* Begin DATASET EXCERPT *

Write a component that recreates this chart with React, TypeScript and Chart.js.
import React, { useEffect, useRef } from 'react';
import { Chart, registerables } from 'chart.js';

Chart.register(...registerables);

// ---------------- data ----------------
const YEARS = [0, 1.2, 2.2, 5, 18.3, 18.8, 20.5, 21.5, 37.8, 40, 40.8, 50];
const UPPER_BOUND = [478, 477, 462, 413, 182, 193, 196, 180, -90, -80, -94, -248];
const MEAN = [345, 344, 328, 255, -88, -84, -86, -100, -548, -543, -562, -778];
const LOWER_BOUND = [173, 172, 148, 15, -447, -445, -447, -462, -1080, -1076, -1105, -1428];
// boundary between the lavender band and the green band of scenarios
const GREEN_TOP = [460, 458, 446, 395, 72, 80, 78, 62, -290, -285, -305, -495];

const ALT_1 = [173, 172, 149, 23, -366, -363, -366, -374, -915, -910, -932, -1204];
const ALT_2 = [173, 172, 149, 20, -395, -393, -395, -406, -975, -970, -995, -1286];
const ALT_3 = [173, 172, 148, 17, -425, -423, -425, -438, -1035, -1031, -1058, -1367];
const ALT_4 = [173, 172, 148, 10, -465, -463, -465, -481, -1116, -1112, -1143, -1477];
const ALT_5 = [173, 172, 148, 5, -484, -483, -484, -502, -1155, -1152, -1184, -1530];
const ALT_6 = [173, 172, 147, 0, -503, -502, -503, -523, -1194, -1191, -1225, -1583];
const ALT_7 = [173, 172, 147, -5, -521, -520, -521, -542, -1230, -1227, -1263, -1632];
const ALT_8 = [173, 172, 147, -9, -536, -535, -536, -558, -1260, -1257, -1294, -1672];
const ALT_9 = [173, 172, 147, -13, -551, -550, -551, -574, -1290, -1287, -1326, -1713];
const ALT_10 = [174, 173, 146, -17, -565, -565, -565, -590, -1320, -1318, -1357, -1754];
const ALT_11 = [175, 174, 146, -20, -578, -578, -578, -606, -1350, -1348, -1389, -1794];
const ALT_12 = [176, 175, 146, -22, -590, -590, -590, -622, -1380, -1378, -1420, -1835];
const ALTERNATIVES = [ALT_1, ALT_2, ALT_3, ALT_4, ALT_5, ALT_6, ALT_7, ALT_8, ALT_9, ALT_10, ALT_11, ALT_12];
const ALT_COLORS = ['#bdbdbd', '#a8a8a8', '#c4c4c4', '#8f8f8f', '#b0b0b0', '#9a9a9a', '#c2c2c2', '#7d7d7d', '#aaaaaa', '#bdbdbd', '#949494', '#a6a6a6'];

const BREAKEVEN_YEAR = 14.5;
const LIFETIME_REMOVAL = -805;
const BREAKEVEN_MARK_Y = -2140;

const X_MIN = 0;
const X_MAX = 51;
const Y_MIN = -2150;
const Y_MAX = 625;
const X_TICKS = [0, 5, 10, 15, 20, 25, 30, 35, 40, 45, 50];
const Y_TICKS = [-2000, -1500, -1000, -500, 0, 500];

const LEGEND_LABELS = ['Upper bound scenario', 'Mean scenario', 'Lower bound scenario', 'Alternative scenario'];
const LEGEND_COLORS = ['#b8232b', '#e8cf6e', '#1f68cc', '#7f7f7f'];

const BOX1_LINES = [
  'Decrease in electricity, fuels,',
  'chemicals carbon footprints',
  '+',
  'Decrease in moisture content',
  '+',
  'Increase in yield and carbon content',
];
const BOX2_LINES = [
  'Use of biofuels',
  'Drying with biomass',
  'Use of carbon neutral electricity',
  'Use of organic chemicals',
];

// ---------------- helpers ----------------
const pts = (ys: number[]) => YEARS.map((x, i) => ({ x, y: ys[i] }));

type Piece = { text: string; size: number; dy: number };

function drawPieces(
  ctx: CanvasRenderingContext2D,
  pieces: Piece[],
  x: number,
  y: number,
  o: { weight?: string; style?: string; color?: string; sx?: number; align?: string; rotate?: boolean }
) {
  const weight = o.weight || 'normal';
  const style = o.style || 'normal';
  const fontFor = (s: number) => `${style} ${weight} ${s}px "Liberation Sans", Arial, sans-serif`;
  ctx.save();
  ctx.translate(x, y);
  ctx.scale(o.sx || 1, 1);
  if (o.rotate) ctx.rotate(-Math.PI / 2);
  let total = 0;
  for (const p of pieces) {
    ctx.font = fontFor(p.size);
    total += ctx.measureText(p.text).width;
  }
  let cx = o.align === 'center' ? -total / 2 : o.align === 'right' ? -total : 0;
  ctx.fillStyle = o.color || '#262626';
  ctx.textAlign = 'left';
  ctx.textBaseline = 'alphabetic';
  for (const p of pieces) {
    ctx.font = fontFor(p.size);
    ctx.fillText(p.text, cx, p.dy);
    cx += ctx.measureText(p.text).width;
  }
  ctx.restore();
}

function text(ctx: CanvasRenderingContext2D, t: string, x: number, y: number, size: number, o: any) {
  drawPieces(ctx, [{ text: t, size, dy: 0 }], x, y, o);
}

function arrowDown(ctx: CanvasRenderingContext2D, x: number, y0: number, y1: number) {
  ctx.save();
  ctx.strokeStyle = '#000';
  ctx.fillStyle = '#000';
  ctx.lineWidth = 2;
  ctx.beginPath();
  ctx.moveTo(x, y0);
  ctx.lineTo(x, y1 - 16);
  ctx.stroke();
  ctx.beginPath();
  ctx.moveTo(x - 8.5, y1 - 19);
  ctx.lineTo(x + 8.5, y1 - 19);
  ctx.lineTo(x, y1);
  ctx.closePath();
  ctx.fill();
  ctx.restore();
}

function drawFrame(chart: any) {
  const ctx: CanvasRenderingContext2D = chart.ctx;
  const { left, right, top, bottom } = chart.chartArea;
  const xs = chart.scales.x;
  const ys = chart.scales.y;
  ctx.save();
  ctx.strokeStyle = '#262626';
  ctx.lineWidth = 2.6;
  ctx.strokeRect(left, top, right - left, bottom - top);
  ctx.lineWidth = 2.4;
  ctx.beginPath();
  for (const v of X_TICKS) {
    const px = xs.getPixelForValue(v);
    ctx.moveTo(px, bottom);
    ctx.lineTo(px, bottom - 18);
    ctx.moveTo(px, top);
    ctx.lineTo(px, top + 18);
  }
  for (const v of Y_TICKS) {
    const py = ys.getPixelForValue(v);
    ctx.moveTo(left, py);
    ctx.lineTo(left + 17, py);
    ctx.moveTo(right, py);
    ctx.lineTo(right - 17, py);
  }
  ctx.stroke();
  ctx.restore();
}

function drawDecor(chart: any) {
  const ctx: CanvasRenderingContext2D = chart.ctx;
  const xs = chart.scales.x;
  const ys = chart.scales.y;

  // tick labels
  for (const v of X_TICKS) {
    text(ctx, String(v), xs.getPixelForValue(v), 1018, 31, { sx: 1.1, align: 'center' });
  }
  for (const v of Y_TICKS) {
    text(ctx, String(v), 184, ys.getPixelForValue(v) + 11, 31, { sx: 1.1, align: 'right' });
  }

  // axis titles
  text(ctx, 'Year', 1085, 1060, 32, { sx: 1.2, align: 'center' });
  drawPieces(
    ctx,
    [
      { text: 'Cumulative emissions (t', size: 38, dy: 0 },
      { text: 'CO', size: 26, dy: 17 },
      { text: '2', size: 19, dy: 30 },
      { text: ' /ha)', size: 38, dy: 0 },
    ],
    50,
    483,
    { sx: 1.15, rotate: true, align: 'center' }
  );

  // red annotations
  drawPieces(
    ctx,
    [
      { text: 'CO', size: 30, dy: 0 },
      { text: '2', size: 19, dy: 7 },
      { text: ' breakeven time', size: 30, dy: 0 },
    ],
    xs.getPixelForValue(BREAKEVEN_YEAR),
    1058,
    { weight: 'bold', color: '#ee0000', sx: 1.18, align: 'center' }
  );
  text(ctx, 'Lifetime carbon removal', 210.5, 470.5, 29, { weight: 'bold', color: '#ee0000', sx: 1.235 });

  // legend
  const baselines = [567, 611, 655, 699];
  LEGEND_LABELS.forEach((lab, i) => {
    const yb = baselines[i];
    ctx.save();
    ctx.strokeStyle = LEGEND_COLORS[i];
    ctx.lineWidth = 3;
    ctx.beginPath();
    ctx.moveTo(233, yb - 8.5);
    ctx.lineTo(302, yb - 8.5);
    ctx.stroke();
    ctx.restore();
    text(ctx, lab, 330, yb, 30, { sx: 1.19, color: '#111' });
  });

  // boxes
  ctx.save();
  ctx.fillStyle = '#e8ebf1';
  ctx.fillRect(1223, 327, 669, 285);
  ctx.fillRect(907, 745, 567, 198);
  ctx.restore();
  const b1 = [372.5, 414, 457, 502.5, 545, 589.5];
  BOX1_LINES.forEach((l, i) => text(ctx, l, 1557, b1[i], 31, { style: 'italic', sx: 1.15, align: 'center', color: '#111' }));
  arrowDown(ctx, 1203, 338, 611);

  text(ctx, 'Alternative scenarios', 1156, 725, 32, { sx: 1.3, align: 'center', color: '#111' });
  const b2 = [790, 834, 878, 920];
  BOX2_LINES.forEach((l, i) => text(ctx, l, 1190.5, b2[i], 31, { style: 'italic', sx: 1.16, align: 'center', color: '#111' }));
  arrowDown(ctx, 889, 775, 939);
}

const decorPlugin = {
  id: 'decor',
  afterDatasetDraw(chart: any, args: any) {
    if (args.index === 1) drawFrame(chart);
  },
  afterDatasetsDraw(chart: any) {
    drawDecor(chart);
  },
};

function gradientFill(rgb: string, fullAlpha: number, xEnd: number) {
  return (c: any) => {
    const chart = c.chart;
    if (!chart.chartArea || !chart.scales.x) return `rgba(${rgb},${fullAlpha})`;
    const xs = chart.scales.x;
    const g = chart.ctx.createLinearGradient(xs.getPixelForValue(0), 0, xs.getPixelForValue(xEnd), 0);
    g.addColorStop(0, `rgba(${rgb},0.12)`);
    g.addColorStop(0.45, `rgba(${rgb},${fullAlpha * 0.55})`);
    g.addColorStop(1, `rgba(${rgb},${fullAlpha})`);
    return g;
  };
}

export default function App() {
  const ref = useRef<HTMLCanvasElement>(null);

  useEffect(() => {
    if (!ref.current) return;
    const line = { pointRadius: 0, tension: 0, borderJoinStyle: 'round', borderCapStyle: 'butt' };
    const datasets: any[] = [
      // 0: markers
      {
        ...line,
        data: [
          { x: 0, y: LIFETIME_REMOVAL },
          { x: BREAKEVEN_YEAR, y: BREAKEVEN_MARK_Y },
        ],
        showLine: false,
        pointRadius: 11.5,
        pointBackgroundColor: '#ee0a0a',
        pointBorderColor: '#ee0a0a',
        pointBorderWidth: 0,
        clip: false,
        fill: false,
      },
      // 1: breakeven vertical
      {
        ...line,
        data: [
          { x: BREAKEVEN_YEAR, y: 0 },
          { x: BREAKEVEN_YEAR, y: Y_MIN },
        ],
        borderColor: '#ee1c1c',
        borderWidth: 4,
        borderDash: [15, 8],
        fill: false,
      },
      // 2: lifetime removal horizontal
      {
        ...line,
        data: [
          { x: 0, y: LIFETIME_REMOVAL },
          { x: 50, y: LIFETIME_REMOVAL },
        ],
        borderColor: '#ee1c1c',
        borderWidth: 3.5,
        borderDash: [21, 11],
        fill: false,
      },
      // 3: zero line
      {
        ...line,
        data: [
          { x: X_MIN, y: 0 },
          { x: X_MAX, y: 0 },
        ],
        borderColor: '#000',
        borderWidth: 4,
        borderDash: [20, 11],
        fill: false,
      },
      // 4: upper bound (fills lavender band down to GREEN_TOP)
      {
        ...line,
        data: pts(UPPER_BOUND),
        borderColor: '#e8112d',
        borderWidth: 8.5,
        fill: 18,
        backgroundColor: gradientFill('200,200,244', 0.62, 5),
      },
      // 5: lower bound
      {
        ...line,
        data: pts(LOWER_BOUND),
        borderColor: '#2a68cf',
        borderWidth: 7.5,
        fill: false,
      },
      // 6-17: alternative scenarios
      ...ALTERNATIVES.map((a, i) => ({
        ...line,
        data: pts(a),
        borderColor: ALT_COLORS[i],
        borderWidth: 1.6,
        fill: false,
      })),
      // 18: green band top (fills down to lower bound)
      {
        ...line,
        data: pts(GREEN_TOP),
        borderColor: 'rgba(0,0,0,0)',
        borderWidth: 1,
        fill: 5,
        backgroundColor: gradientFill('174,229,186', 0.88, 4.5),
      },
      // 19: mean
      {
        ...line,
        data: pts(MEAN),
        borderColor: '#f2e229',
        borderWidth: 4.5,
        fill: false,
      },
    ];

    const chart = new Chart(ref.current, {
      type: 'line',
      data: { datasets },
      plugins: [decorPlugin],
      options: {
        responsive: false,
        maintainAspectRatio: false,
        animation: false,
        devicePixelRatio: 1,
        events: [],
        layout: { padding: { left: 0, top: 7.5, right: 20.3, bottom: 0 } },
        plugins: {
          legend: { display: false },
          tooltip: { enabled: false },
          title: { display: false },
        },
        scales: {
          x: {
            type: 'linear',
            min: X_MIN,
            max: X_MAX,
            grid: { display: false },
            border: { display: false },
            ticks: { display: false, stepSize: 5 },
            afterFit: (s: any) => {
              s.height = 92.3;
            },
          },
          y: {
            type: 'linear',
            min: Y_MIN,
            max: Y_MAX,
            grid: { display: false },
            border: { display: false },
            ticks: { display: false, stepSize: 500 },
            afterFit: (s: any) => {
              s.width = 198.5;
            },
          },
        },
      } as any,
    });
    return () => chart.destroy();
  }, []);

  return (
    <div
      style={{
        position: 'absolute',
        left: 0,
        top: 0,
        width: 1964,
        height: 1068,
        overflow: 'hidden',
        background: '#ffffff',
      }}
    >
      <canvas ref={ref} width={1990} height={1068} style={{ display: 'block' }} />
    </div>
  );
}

* End DATASET EXCERPT *

Output exactly the leading lines of the data, up to and including the line marked by "-285, -305, -495];".

CORRECT ANSWER –
Write a component that recreates this chart with React, TypeScript and Chart.js.
import React, { useEffect, useRef } from 'react';
import { Chart, registerables } from 'chart.js';

Chart.register(...registerables);

// ---------------- data ----------------
const YEARS = [0, 1.2, 2.2, 5, 18.3, 18.8, 20.5, 21.5, 37.8, 40, 40.8, 50];
const UPPER_BOUND = [478, 477, 462, 413, 182, 193, 196, 180, -90, -80, -94, -248];
const MEAN = [345, 344, 328, 255, -88, -84, -86, -100, -548, -543, -562, -778];
const LOWER_BOUND = [173, 172, 148, 15, -447, -445, -447, -462, -1080, -1076, -1105, -1428];
// boundary between the lavender band and the green band of scenarios
const GREEN_TOP = [460, 458, 446, 395, 72, 80, 78, 62, -290, -285, -305, -495];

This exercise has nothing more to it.